Untuk memuaskan hasrat seksnya golongan ini terpaksa melakukan anal seks dengan sesama napi. Lokasi kencannya adalah setiap sudut sepi yang ada di area LP Cipinang. Imbalan anal seks yang dilakukan “anak hilang” dengan sesama napi cukup dengan uang Rp5 ribu rupiah atau dengan mencuci bajunya saja, napi yang menjadi korban pemuas nafsu seks sesama napi adalah yang usianya masih relatif muda, yakni belasan tahun. Napi belia ini selalu menjadi sasaran napi-napi yang dewasa. Mereka selalu dijadikan obyek untuk menuntaskan hasrat seks
3.                TAWURAN YANG SERING TERJADI DI LP CIPINANG
Tawuran paling banyak disebabkan karena fanatisme etnis yang ada, sehingga Konflik pribadi bisa menjadi konflik kelompok. Bukan rahasia lagi bahwa didalam lingkukan LP diklasifikasikan atas dasar pemisahan suku. Suku yang paling kuat tentu saja suku Jawa, diikuti oleh Batak, Ambon, Sunda, dan lain-lain. Hal lain yang memegang peran besar adalah kondisi mental narapidana yang sangat labil karena berada dalam lingkngan yang keras dan terisolasi, sehingga menyebabkan narapidana sangat mudah terserang stress. Sehingga tidak jarang hal ini juga sebagai faktor yang menyebabkan tawuran di LP.

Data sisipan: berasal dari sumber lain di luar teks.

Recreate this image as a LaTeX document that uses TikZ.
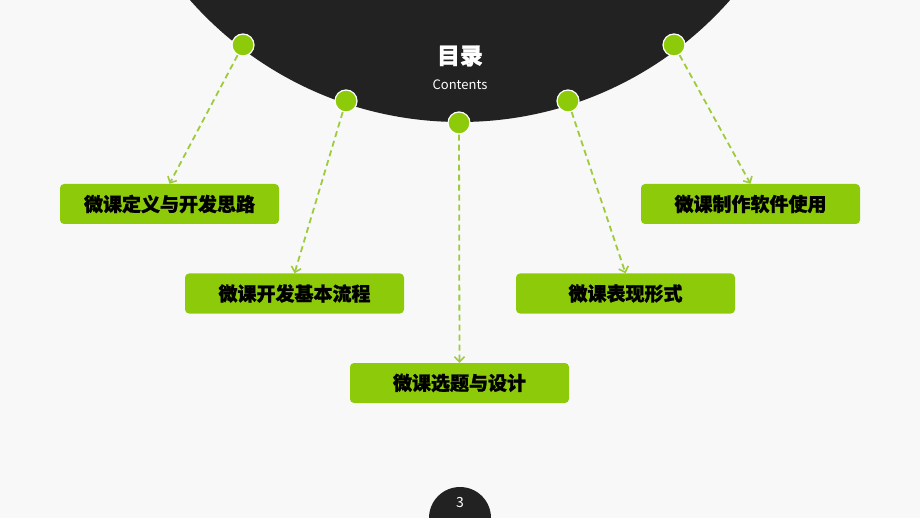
\documentclass[tikz,border=0pt]{standalone}
\usepackage{fontspec}
\setmainfont{Noto Sans CJK SC}[BoldFeatures={FakeBold=1.2}]
\usepackage{tikz}
\usetikzlibrary{arrows.meta}
\definecolor{bgpage}{HTML}{F8F8F8}
\definecolor{darkdisc}{HTML}{222222}
\definecolor{leaf}{HTML}{8DCB0A}
\definecolor{leafline}{HTML}{9DCB3C}
\tikzset{
  dot/.style={circle, fill=leaf, draw=white, line width=1.2pt, minimum size=22pt, inner sep=0pt},
  topic/.style={rounded corners=4pt, fill=leaf, minimum width=219pt, minimum height=40pt, font=\fontsize{19}{19}\selectfont\bfseries},
  link/.style={draw=leafline, dash pattern=on 6pt off 4pt, line width=1.8pt, -{Straight Barb[length=5pt,width=10pt,line width=1.6pt]}}
}
\begin{document}
\begin{tikzpicture}[x=1pt, y=-1pt]
        \useasboundingbox (0,0) rectangle (920,518);
        \fill[bgpage] (0,0) rectangle (920,518);
        \clip (0,0) rectangle (920,518);
        \fill[darkdisc] (460,-238) circle (360);
        \node[text=white, font=\fontsize{23}{23}\selectfont\bfseries] (title) at (460,56) {目录};
        \node[text=white, font=\fontsize{13}{13}\selectfont] (sub) at (460,85) {Contents};
        \node[topic] (b1) at (169.5,204) {微课定义与开发思路};
        \node[topic] (b2) at (294.5,293.5) {微课开发基本流程};
        \node[topic] (b3) at (459.5,383) {微课选题与设计};
        \node[topic] (b4) at (625.5,293.5) {微课表现形式};
        \node[topic] (b5) at (750.5,204) {微课制作软件使用};
        \node[dot] (d1) at (243,45) {};
        \node[dot] (d2) at (346,101) {};
        \node[dot] (d3) at (459,123) {};
        \node[dot] (d4) at (568,101) {};
        \node[dot] (d5) at (674,45) {};
        \draw[link] (d1) -- (b1.north);
        \draw[link] (d2) -- (b2.north);
        \draw[link] (d3) -- (b3.north);
        \draw[link] (d4) -- (b4.north);
        \draw[link] (d5) -- (b5.north);
        \fill[darkdisc] (460,518) circle (31);
        \node[text=white, font=\fontsize{14}{14}\selectfont] (page) at (460,503) {3};
      \end{tikzpicture}
\end{document}
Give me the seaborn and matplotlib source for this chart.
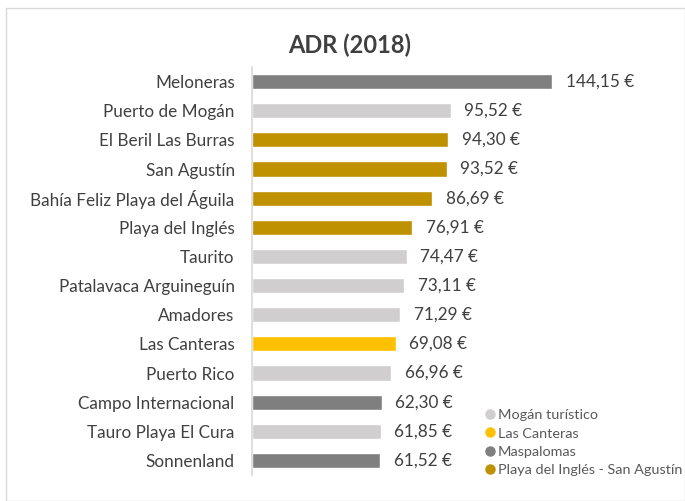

Jumlah petugas yang tidak sebanding juga menjadi faktor yang menyebabkan tawuran sulit untuk diminimalisir. Hal ini juga diperparah dengan keberpihakan beberapa sipir terhadap enis tertentu. Sehingga pasokan senjata dari luar LP pun sangat sering terjadi, dengan hanya memberikan uang kepada sipir yang bersangkutan.